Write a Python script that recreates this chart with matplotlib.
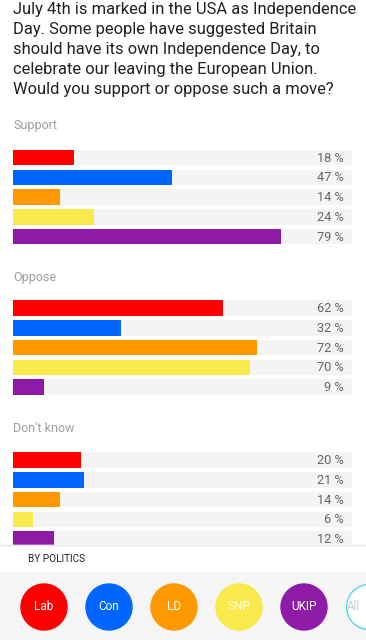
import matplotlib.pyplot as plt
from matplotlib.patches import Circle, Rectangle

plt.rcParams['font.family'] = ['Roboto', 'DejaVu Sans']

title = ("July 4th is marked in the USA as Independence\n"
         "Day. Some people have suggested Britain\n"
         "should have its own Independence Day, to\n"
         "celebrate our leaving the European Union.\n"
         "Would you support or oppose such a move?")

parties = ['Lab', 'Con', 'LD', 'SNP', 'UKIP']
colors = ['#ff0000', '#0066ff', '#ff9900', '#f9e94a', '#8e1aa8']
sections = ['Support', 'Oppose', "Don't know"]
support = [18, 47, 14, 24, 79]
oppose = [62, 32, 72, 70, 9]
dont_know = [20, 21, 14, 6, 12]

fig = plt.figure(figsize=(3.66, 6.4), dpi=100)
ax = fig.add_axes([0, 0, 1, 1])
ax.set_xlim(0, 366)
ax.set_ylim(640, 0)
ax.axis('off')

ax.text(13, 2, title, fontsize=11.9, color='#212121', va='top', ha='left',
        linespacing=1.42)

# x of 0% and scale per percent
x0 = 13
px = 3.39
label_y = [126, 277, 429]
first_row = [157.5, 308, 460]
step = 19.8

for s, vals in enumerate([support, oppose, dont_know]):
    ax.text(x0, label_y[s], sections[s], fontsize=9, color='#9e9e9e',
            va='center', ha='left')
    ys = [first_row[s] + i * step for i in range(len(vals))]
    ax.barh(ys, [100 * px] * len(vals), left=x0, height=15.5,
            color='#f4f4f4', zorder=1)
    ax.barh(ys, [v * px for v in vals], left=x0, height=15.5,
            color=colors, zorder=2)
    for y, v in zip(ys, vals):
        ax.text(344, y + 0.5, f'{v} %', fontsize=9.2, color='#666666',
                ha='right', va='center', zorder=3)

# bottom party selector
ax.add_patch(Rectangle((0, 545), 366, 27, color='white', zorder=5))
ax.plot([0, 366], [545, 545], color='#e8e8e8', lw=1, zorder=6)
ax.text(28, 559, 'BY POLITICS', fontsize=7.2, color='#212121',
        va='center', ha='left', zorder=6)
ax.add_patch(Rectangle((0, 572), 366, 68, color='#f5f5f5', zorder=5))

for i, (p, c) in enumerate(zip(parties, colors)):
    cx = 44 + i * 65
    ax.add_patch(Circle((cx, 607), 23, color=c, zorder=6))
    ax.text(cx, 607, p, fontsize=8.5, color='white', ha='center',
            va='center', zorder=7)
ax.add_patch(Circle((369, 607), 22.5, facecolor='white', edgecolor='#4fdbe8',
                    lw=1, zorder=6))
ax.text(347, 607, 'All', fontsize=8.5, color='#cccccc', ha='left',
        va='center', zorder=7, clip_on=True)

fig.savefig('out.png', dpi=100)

******

YOUR TASK: List the lines of the material in which the word "matplotlib" occurs.

FINAL ANSWER:
Write a Python script that recreates this chart with matplotlib.
import matplotlib.pyplot as plt
from matplotlib.patches import Circle, Rectangle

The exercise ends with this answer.